┌────────

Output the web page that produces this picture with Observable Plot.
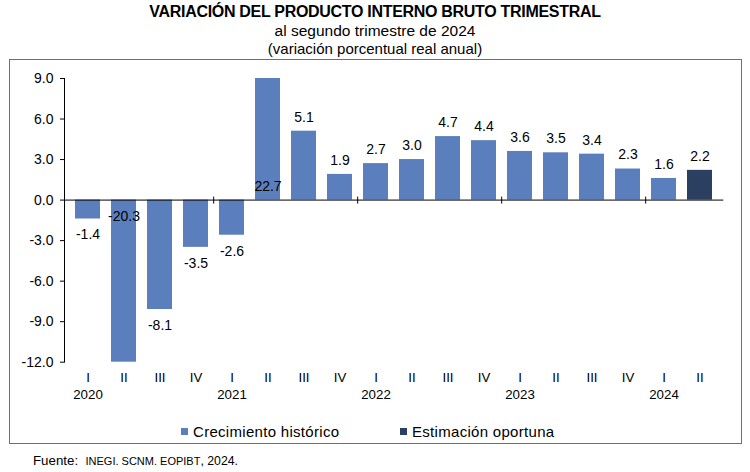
<!DOCTYPE html>
<html>
<head>
<meta charset="utf-8">
<script src="https://cdn.jsdelivr.net/npm/d3@7"></script>
<script src="https://cdn.jsdelivr.net/npm/@observablehq/plot@0.6"></script>
<style>
  body { margin: 0; background: #fff; font-family: "Liberation Sans", Arial, sans-serif; color: #000; }
  #wrap { position: relative; width: 750px; height: 472px; overflow: hidden; background: #fff; }
  .t { position: absolute; left: 0; width: 750px; text-align: center; white-space: nowrap; line-height: 1; }
  #title { top: 4px; font-size: 16px; font-weight: bold; letter-spacing: -0.3px; }
  #sub { top: 23.4px; font-size: 15.5px; }
  #sub2 { top: 40.6px; font-size: 15px; }
  #frame { position: absolute; left: 9px; top: 59px; width: 733px; height: 385px; box-sizing: border-box; border: 1px solid #6f6f6f; pointer-events: none; }
  #chart { position: absolute; left: 0; top: 59px; }
  .lg { position: absolute; top: 423.6px; font-size: 15px; line-height: 1; letter-spacing: 0.3px; white-space: nowrap; }
  .sw { position: absolute; top: 427.5px; width: 7px; height: 7px; }
  #src { position: absolute; left: 33px; top: 454px; font-size: 13.3px; line-height: 1; white-space: nowrap; }
  #src .sc { font-size: 11px; }
  #src .yr { font-size: 12.3px; }
</style>
</head>
<body>
<div id="wrap">
  <div class="t" id="title">VARIACIÓN DEL PRODUCTO INTERNO BRUTO TRIMESTRAL</div>
  <div class="t" id="sub">al segundo trimestre de 2024</div>
  <div class="t" id="sub2">(variación porcentual real anual)</div>
  <div id="chart"></div>
  <div id="frame"></div>
  <div id="legend"></div>
  <div id="src">Fuente:&nbsp; <span class="sc">INEGI. SCNM. EOPIBT</span><span class="yr">, 2024.</span></div>
</div>
<script>
// ---- Data ----
const periodYears    = ["2020","2020","2020","2020","2021","2021","2021","2021","2022","2022","2022","2022","2023","2023","2023","2023","2024","2024"];
const periodQuarters = ["I","II","III","IV","I","II","III","IV","I","II","III","IV","I","II","III","IV","I","II"];
const values         = [-1.4,-20.3,-8.1,-3.5,-2.6,22.7,5.1,1.9,2.7,3.0,4.7,4.4,3.6,3.5,3.4,2.3,1.6,2.2];
const seriesNames    = ["Crecimiento histórico","Estimación oportuna"];
const seriesOf       = ["Crecimiento histórico","Crecimiento histórico","Crecimiento histórico","Crecimiento histórico","Crecimiento histórico","Crecimiento histórico","Crecimiento histórico","Crecimiento histórico","Crecimiento histórico","Crecimiento histórico","Crecimiento histórico","Crecimiento histórico","Crecimiento histórico","Crecimiento histórico","Crecimiento histórico","Crecimiento histórico","Crecimiento histórico","Estimación oportuna"];
const seriesColors   = ["#5b7fbc","#2b3f60"];
const yTicks         = [-12,-9,-6,-3,0,3,6,9];

const Y_MIN = -12, Y_MAX = 9;
const data = values.map((v, i) => ({
  key: periodYears[i] + "-" + periodQuarters[i],
  q: periodQuarters[i], yr: periodYears[i], value: v, serie: seriesOf[i]
}));
const keys = data.map(d => d.key);
const qOf = new Map(data.map(d => [d.key, d.q]));
const yrOf = new Map(data.map(d => [d.key, d.yr]));
const firstQ = data.filter(d => d.q === "I").map(d => d.key);
const clampV = v => Math.max(Y_MIN, Math.min(Y_MAX, v));
const labelY = v => (v > Y_MAX || v < Y_MIN) ? 0 : v;

const W = 750, H = 346, ML = 64, MR = 26.7, MT = 19, MB = 43.3;
const PI = 0.3, PO = 0.15;
const step = (W - ML - MR) / (keys.length - PI + 2 * PO);

const chart = Plot.plot({
  width: W, height: H,
  marginLeft: ML, marginRight: MR, marginTop: MT, marginBottom: MB,
  style: { background: "transparent", fontFamily: "'Liberation Sans', Arial, sans-serif", fontSize: "13px", color: "#000", overflow: "visible" },
  x: { type: "band", domain: keys, paddingInner: PI, paddingOuter: PO },
  y: { domain: [Y_MIN, Y_MAX] },
  color: { domain: seriesNames, range: seriesColors },
  marks: [
    Plot.barY(data, { x: "key", y: d => clampV(d.value), fill: "serie" }),
    Plot.ruleY([0], { stroke: "#000", strokeWidth: 1 }),
    Plot.frame({ anchor: "left", stroke: "#000" }),
    Plot.ruleX(firstQ.filter(k => k !== keys[0]), { x: d => d, y1: 0, y2: 0, insetTop: -3, insetBottom: -4, dx: -step / 2, stroke: "#000" }),
    Plot.text(data.filter(d => d.value >= 0), { x: "key", y: d => labelY(d.value), text: d => d.value.toFixed(1), dy: -14, fill: "#000", fontSize: 14 }),
    Plot.text(data.filter(d => d.value < 0), { x: "key", y: d => labelY(d.value), text: d => d.value.toFixed(1), dy: 16, fill: "#000", fontSize: 14 }),
    Plot.axisY({ ticks: yTicks, tickFormat: d => d.toFixed(1), tickSize: 4, tickPadding: 7, label: null, stroke: "#000", fontSize: 14 }),
    Plot.axisX({ tickFormat: k => qOf.get(k), tickSize: 0, tickPadding: 10.4, label: null, fontSize: 13.3 }),
    Plot.axisX({ ticks: firstQ, tickFormat: k => yrOf.get(k), tickSize: 0, tickPadding: 27.5, label: null, fontSize: 13.3 })
  ]
});
document.getElementById("chart").appendChild(chart);

// Legend
const legend = document.getElementById("legend");
const lgX = [[181, 193], [400, 412]];
seriesNames.forEach((name, i) => {
  const sw = document.createElement("div");
  sw.className = "sw"; sw.style.left = lgX[i][0] + "px"; sw.style.background = seriesColors[i];
  const tx = document.createElement("div");
  tx.className = "lg"; tx.style.left = lgX[i][1] + "px"; tx.textContent = name;
  legend.appendChild(sw); legend.appendChild(tx);
});
</script>
</body>
</html>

└────────

-- Do this --
Give back the whole listing as it stands, minus its pictures.

-- Expected answer --
Output the web page that produces this picture with Observable Plot.
<!DOCTYPE html>
<html>
<head>
<meta charset="utf-8">
<script src="https://cdn.jsdelivr.net/npm/d3@7"></script>
<script src="https://cdn.jsdelivr.net/npm/@observablehq/plot@0.6"></script>
<style>
  body { margin: 0; background: #fff; font-family: "Liberation Sans", Arial, sans-serif; color: #000; }
  #wrap { position: relative; width: 750px; height: 472px; overflow: hidden; background: #fff; }
  .t { position: absolute; left: 0; width: 750px; text-align: center; white-space: nowrap; line-height: 1; }
  #title { top: 4px; font-size: 16px; font-weight: bold; letter-spacing: -0.3px; }
  #sub { top: 23.4px; font-size: 15.5px; }
  #sub2 { top: 40.6px; font-size: 15px; }
  #frame { position: absolute; left: 9px; top: 59px; width: 733px; height: 385px; box-sizing: border-box; border: 1px solid #6f6f6f; pointer-events: none; }
  #chart { position: absolute; left: 0; top: 59px; }
  .lg { position: absolute; top: 423.6px; font-size: 15px; line-height: 1; letter-spacing: 0.3px; white-space: nowrap; }
  .sw { position: absolute; top: 427.5px; width: 7px; height: 7px; }
  #src { position: absolute; left: 33px; top: 454px; font-size: 13.3px; line-height: 1; white-space: nowrap; }
  #src .sc { font-size: 11px; }
  #src .yr { font-size: 12.3px; }
</style>
</head>
<body>
<div id="wrap">
  <div class="t" id="title">VARIACIÓN DEL PRODUCTO INTERNO BRUTO TRIMESTRAL</div>
  <div class="t" id="sub">al segundo trimestre de 2024</div>
  <div class="t" id="sub2">(variación porcentual real anual)</div>
  <div id="chart"></div>
  <div id="frame"></div>
  <div id="legend"></div>
  <div id="src">Fuente:&nbsp; <span class="sc">INEGI. SCNM. EOPIBT</span><span class="yr">, 2024.</span></div>
</div>
<script>
// ---- Data ----
const periodYears    = ["2020","2020","2020","2020","2021","2021","2021","2021","2022","2022","2022","2022","2023","2023","2023","2023","2024","2024"];
const periodQuarters = ["I","II","III","IV","I","II","III","IV","I","II","III","IV","I","II","III","IV","I","II"];
const values         = [-1.4,-20.3,-8.1,-3.5,-2.6,22.7,5.1,1.9,2.7,3.0,4.7,4.4,3.6,3.5,3.4,2.3,1.6,2.2];
const seriesNames    = ["Crecimiento histórico","Estimación oportuna"];
const seriesOf       = ["Crecimiento histórico","Crecimiento histórico","Crecimiento histórico","Crecimiento histórico","Crecimiento histórico","Crecimiento histórico","Crecimiento histórico","Crecimiento histórico","Crecimiento histórico","Crecimiento histórico","Crecimiento histórico","Crecimiento histórico","Crecimiento histórico","Crecimiento histórico","Crecimiento histórico","Crecimiento histórico","Crecimiento histórico","Estimación oportuna"];
const seriesColors   = ["#5b7fbc","#2b3f60"];
const yTicks         = [-12,-9,-6,-3,0,3,6,9];

const Y_MIN = -12, Y_MAX = 9;
const data = values.map((v, i) => ({
  key: periodYears[i] + "-" + periodQuarters[i],
  q: periodQuarters[i], yr: periodYears[i], value: v, serie: seriesOf[i]
}));
const keys = data.map(d => d.key);
const qOf = new Map(data.map(d => [d.key, d.q]));
const yrOf = new Map(data.map(d => [d.key, d.yr]));
const firstQ = data.filter(d => d.q === "I").map(d => d.key);
const clampV = v => Math.max(Y_MIN, Math.min(Y_MAX, v));
const labelY = v => (v > Y_MAX || v < Y_MIN) ? 0 : v;

const W = 750, H = 346, ML = 64, MR = 26.7, MT = 19, MB = 43.3;
const PI = 0.3, PO = 0.15;
const step = (W - ML - MR) / (keys.length - PI + 2 * PO);

const chart = Plot.plot({
  width: W, height: H,
  marginLeft: ML, marginRight: MR, marginTop: MT, marginBottom: MB,
  style: { background: "transparent", fontFamily: "'Liberation Sans', Arial, sans-serif", fontSize: "13px", color: "#000", overflow: "visible" },
  x: { type: "band", domain: keys, paddingInner: PI, paddingOuter: PO },
  y: { domain: [Y_MIN, Y_MAX] },
  color: { domain: seriesNames, range: seriesColors },
  marks: [
    Plot.barY(data, { x: "key", y: d => clampV(d.value), fill: "serie" }),
    Plot.ruleY([0], { stroke: "#000", strokeWidth: 1 }),
    Plot.frame({ anchor: "left", stroke: "#000" }),
    Plot.ruleX(firstQ.filter(k => k !== keys[0]), { x: d => d, y1: 0, y2: 0, insetTop: -3, insetBottom: -4, dx: -step / 2, stroke: "#000" }),
    Plot.text(data.filter(d => d.value >= 0), { x: "key", y: d => labelY(d.value), text: d => d.value.toFixed(1), dy: -14, fill: "#000", fontSize: 14 }),
    Plot.text(data.filter(d => d.value < 0), { x: "key", y: d => labelY(d.value), text: d => d.value.toFixed(1), dy: 16, fill: "#000", fontSize: 14 }),
    Plot.axisY({ ticks: yTicks, tickFormat: d => d.toFixed(1), tickSize: 4, tickPadding: 7, label: null, stroke: "#000", fontSize: 14 }),
    Plot.axisX({ tickFormat: k => qOf.get(k), tickSize: 0, tickPadding: 10.4, label: null, fontSize: 13.3 }),
    Plot.axisX({ ticks: firstQ, tickFormat: k => yrOf.get(k), tickSize: 0, tickPadding: 27.5, label: null, fontSize: 13.3 })
  ]
});
document.getElementById("chart").appendChild(chart);

// Legend
const legend = document.getElementById("legend");
const lgX = [[181, 193], [400, 412]];
seriesNames.forEach((name, i) => {
  const sw = document.createElement("div");
  sw.className = "sw"; sw.style.left = lgX[i][0] + "px"; sw.style.background = seriesColors[i];
  const tx = document.createElement("div");
  tx.className = "lg"; tx.style.left = lgX[i][1] + "px"; tx.textContent = name;
  legend.appendChild(sw); legend.appendChild(tx);
});
</script>
</body>
</html>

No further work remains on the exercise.